In the Twenties, C&S was making signposts from old boiler flues
set in concrete. New depots, even small ones, were of brick. Bunkhouses
were of red tile. "Wine goblet" Horton water tanks were common.
Later, standard Burlington signs replaced the C&S signs. Burlington
signs were of concrete with recessed lettering painted black.
The important passenger train would have been the Santa Fe's Gulf-Pacific
connection. Secondary service might have been a Burlington doodlebug,
but if other companies had participated in the funnel, trains could
have converged from Waco, Dallas, or St Louis.
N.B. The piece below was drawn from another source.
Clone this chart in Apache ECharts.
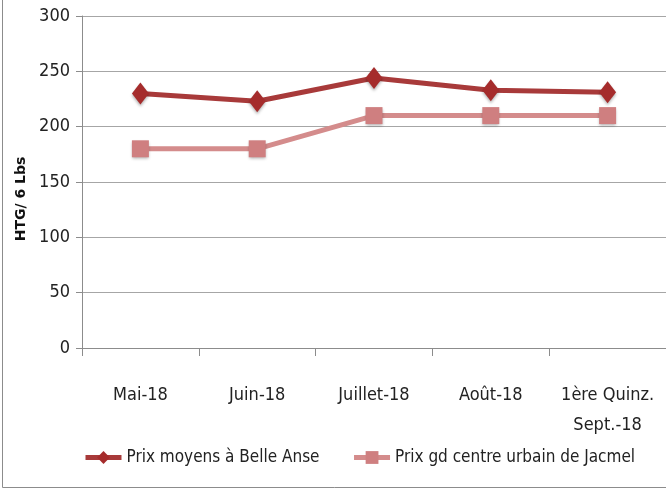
<!DOCTYPE html>
<html>
<head>
    <meta charset="utf-8">
    <title></title>
    <style>
        body{ margin: 0; }
        #main{ width: 666px; height: 490px; }
    </style>
    <script src="https://cdn.jsdelivr.net/npm/echarts@6/dist/echarts.min.js"></script>
</head>
<body>
<div id="main"></div>
<script>
    // categories and values
    var mois = ['Mai-18', 'Juin-18', 'Juillet-18', 'Août-18', '1ère Quinz.\nSept.-18'];
    var belleAnse = [230, 223, 244, 233, 231];
    var jacmel = [180, 180, 210, 210, 210];
    var yTicks = [0, 50, 100, 150, 200, 250, 300];

    var police = '"Liberation Sans Narrow", "DejaVu Sans Condensed", sans-serif';

    var option = {
        animation: false,
        grid: { left: 82, right: -1, top: 16, bottom: 142 },
        graphic: [{
            type: 'rect',
            shape: { x: 2.5, y: -2, width: 700, height: 489.5 },
            style: { fill: 'none', stroke: '#8c8c8c', lineWidth: 1 }
        }],
        legend: {
            bottom: 19,
            left: 78,
            itemWidth: 36,
            itemHeight: 16,
            itemGap: 32,
            lineStyle: { width: 5 },
            textStyle: { fontFamily: police, fontSize: 17, color: '#222' },
            data: ['Prix moyens à Belle Anse', 'Prix gd centre urbain de Jacmel']
        },
        xAxis: {
            type: 'category',
            data: mois,
            boundaryGap: true,
            axisLine: { lineStyle: { color: '#8c8c8c' } },
            axisTick: { show: true, length: 8, lineStyle: { color: '#8c8c8c' } },
            axisLabel: { margin: 32, fontFamily: police, fontSize: 18, color: '#222', lineHeight: 30, interval: 0 }
        },
        yAxis: {
            type: 'value',
            min: yTicks[0],
            max: yTicks[yTicks.length - 1],
            interval: 50,
            name: 'HTG/ 6 Lbs',
            nameLocation: 'middle',
            nameGap: 54,
            nameTextStyle: { fontFamily: 'DejaVu Sans', fontWeight: 'bold', fontSize: 14, color: '#111', padding: [0, 0, 0, -34] },
            axisLine: { show: true, lineStyle: { color: '#8c8c8c' } },
            axisTick: { show: true, length: 6, lineStyle: { color: '#8c8c8c' } },
            axisLabel: { margin: 12, fontFamily: police, fontSize: 18, color: '#222' },
            splitLine: { lineStyle: { color: '#a6a6a6' } }
        },
        series: [
            {
                name: 'Prix moyens à Belle Anse',
                type: 'line',
                data: belleAnse,
                symbol: 'diamond',
                symbolSize: [17, 22],
                lineStyle: { color: '#a83a3a', width: 5 },
                itemStyle: { color: '#a52c2c', shadowColor: 'rgba(0,0,0,0.3)', shadowBlur: 3, shadowOffsetY: 2 },
                z: 3
            },
            {
                name: 'Prix gd centre urbain de Jacmel',
                type: 'line',
                data: jacmel,
                symbol: 'rect',
                symbolSize: 17,
                lineStyle: { color: '#d48c8c', width: 5 },
                itemStyle: { color: '#cf7f80', shadowColor: 'rgba(0,0,0,0.3)', shadowBlur: 3, shadowOffsetY: 2 },
                z: 2
            }
        ]
    };

    var myChart = echarts.init(document.getElementById('main'));
    myChart.setOption(option);
</script>
</body>
</html>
The Llano Estacado is a vast plain, larger than Maryland, Massachusetts,
New Jersey, and Rhode Island combined. To the eye it is absolutely
flat, but it has a slight roll like a calm ocean. Naturally treeless,
it looks endless. One can stand a few feet from its edge and not
be aware of an ending, because the surrounding land is lower and
the drop in altitude is abrupt. Modern agriculture produces wheat,
sorghum, and cotton here, among other crops. Floydada is noted for
pumpkins.
The Caprock Escarpment at Dickens resembles the Caprock in Garza
County, where the constructed line still runs. The ground seems
redder, though, much like Curtis Hill in Oklahoma, which it also
resembles. In fact, the Caprock resembles Glorieta Mesa in New Mexico,
and other Santa Fe locations. Where erosion is not active, the ground
is covered with grass and scrub cedar. Prickly pear cactus is common,
along with small yucca and cholla. This is cattle country.
Near the proposed line southeast of Dickens is the Crotan Breaks,
which a Santa Fe surveyor described as a "Grand Canyon in miniature."
There is no central gorge, but a large area is densely covered by
drainage. The waterways are dry until it rains. Then the area is
cut by a thousand raging torrents. The resulting badlands are picturesque
and remote.
Farther southeast is rolling farm land, some of it blackland.
Here and there isolated mesas remain from the era when the Llano
Estacado extended much further to the east.
Two forks of the Brazos River were slated to be crossed with long
plate-deck bridges. The river looks like a dry sand flat several
hundred feet across. After a rain, the red torrent is bank to bank
and sometimes beyond that.
Soon, the proposed line reached a greener country, humid and forested,
occasionally hilly. Very much like the rural South.
With the varied topography, multiple routes, and possible joint
operation, this proposed Santa Fe line offers much to a modeler.